STEM nonfiction by Black, Latinx, Native authors
January 9, 2018 10:42 AM   Subscribe

Just what it says in the title. I’m looking for good science writing or mathematical books by Black, Latinx, and Native/Indigenous authors. Any topic fine— popular science/math preferred but not required, so if you’ve got some super technical dissertation that’s just the best, hit me!
posted by peppercorn to Writing & Language (11 answers total) 19 users marked this as a favorite
 
Best answer: Neil DeGrasse Tyson is an obvious choice; his Death By Black Hole is quite good.
posted by Johnny Assay at 10:47 AM on January 9, 2018


Best answer: Braiding Sweetgrass is a great book on ecology/natural history by Robin Wall Kimmerer, who is Potawatomi.
posted by Jeanne at 10:52 AM on January 9, 2018


I don't think she has authored a book (yet) but I really get a lot out of Dr. Ayana Elizabeth Johnson's writing on the environment.
posted by pantarei70 at 10:53 AM on January 9, 2018


Best answer: Worth perusing Chanda Prescod-Weinstein's Decolonising Science Reading List.
posted by quaking fajita at 10:57 AM on January 9, 2018 [1 favorite]


Safiya Noble is a great writer and excellent speaker; her forthcoming book "Algorithms of Oppression" promises to be great.

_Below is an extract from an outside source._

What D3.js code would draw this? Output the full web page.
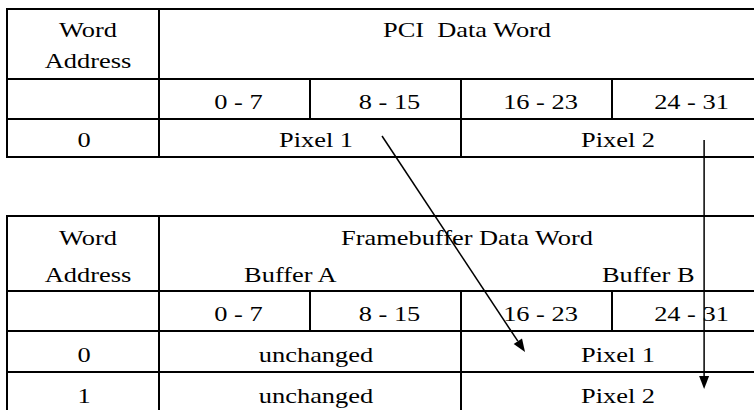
<!DOCTYPE html>
<html><head><meta charset="utf-8">
<script src="https://cdn.jsdelivr.net/npm/d3@7"></script>
<style>html,body{margin:0;padding:0;background:#fff;}svg{display:block;}text{white-space:pre;}</style>
</head><body>
<svg id="c" width="754" height="410"></svg>
<script>
const bitRanges = ["0 - 7", "8 - 15", "16 - 23", "24 - 31"];
const addrHeader = ["Word", "Address"];
const pciTitle = "PCI  Data Word";
const pciAddresses = ["0"];
const pciCells = [["Pixel 1", "Pixel 2"]];
const fbTitle = "Framebuffer Data Word";
const fbBuffers = ["Buffer A", "Buffer B"];
const fbAddresses = ["0", "1"];
const fbCells = [["unchanged", "Pixel 1"], ["unchanged", "Pixel 2"]];
// arrows in column units (x) and pixel rows (y)
const arrows = [
  {x1: 1.477, y1: 136, x2: 2.424, y2: 352},
  {x1: 3.61, y1: 140, x2: 3.61, y2: 389}
];

const svg = d3.select("#c");
const FS = 22, SX = 1.2;
const col = d3.scaleLinear().domain([0, 4]).range([159, 763]);
const addrX0 = 7, addrX1 = 159, rightX = 763;
const font = "'Liberation Serif', 'Times New Roman', serif";

function txt(g, s, x, y) {
  g.append("text").attr("transform", `translate(${x},${y}) scale(${SX},1)`)
    .attr("text-anchor", "middle").attr("font-family", font).attr("font-size", FS)
    .attr("xml:space", "preserve")
    .attr("fill", "#000").text(s);
}
function hline(g, y, xa, xb) {
  g.append("line").attr("x1", xa).attr("x2", xb).attr("y1", y).attr("y2", y)
    .attr("stroke", "#000").attr("stroke-width", 2);
}
function vline(g, x, ya, yb) {
  g.append("line").attr("x1", x).attr("x2", x).attr("y1", ya).attr("y2", yb)
    .attr("stroke", "#000").attr("stroke-width", 2);
}

function drawTable(cfg) {
  const g = svg.append("g");
  const ys = cfg.rowsY;
  const bottom = ys[ys.length - 1];
  ys.forEach(y => hline(g, y, addrX0 - 1, rightX));
  vline(g, addrX0, ys[0] - 1, bottom + 1);
  vline(g, addrX1, ys[0] - 1, bottom + 1);
  [1, 2, 3].forEach(i => vline(g, col(i), ys[1], ys[2]));
  vline(g, col(2), ys[2], bottom + 1);
  const ac = (addrX0 + addrX1) / 2 + 5;
  txt(g, addrHeader[0], ac, cfg.hdrY[0]);
  txt(g, addrHeader[1], ac, cfg.hdrY[1]);
  txt(g, cfg.title, col(2) + 6, cfg.hdrY[0]);
  if (cfg.buffers) {
    txt(g, cfg.buffers[0], col(0.87), cfg.hdrY[1]);
    txt(g, cfg.buffers[1], col(3.24), cfg.hdrY[1]);
  }
  bitRanges.forEach((b, i) => txt(g, b, col(i + 0.5) + 4, ys[2] - 10));
  cfg.addresses.forEach((a, r) => {
    const yb = ys[3 + r] - 10;
    txt(g, a, ac - 4, yb);
    cfg.cells[r].forEach((c, k) => txt(g, c, col(k * 2 + 1) + 6, yb));
  });
}

drawTable({rowsY: [9, 79, 119, 157], hdrY: [37, 68], title: pciTitle,
  addresses: pciAddresses, cells: pciCells});
drawTable({rowsY: [216, 291, 331, 372, 413], hdrY: [245, 282], title: fbTitle,
  buffers: fbBuffers, addresses: fbAddresses, cells: fbCells});

const ag = svg.append("g");
arrows.forEach(a => {
  const X1 = col(a.x1), X2 = col(a.x2);
  const ang = Math.atan2(a.y2 - a.y1, X2 - X1);
  const L = 13, W = 5;
  const bx = X2 - L * Math.cos(ang), by = a.y2 - L * Math.sin(ang);
  ag.append("line").attr("x1", X1).attr("y1", a.y1).attr("x2", bx).attr("y2", by)
    .attr("stroke", "#000").attr("stroke-width", 1.5);
  const px = -Math.sin(ang) * W, py = Math.cos(ang) * W;
  ag.append("path").attr("d", `M${X2},${a.y2}L${bx + px},${by + py}L${bx - px},${by - py}Z`)
    .attr("fill", "#000");
});
</script>
</body></html>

She's at USC's Annenberg School of Communication.
posted by sockermom at 11:17 AM on January 9, 2018


Response by poster: Thanks all (these are all best answers but marking the actual published books/lists of books for later!)
posted by peppercorn at 1:58 PM on January 9, 2018


Best answer: Not a book, but Piper Harron's PhD thesis, "The Equidistribution of Lattice Shapes of Rings of Integers of Cubic, Quartic, and Quintic Number Fields: an Artist’s Rendering" is available online and intended to be readable by non-mathematicians.
posted by batter_my_heart at 4:30 PM on January 9, 2018 [1 favorite]


Best answer: Robin Wall Kimmerer also wrote Gathering Moss, which I recommend. She's great.
posted by spindrifter at 6:42 PM on January 9, 2018 [1 favorite]


Check out the Chinese Society for Environmental Literature, which is an organization and maybe a publishing house? not sure. Lots of excellent stuff from essays to books.

Li Quan wrote Rewilded: Saving the South China Tiger, which is excellent and shows you the scope of some of the Chinese conservation programs.

Ndyakira Amooti mostly published children's books but was one of the foremost environmental journalists of his time and place and helped define the field. He died quite young or I think he'd have written some seiminal books. From Uganda.

The Environmental Crisis of Delhi is an excellent book, I don't recall the authors name right now.

Dreamland: A Self-Help Manual for a Frightened Nation is an excellent book about Iceland and hydropower. It's not in favor of hydro power. Or mining. Well worth reading.

Sakiko Fukuda-Parr is a development economist who has written a great deal about development and related topics like capacity building, GM crops, inequality. She worked for the world bank, very interesting read. I'd read the GM crops book first.

Different Shades of Green is a review of environmental writing and cultural associations in Africa. It's very good.
posted by fshgrl at 9:49 PM on January 9, 2018 [1 favorite]


Simon Singh has written a bunch of good popular science books, my favourite is The Code Book.
posted by sukeban at 1:02 AM on January 10, 2018 [1 favorite]


Oh, I've got another math one, this time an actual book: Cakes, Custards, and Category Theory, by Eugenia Cheng. It looks like she's published other works too -- just look at her author page.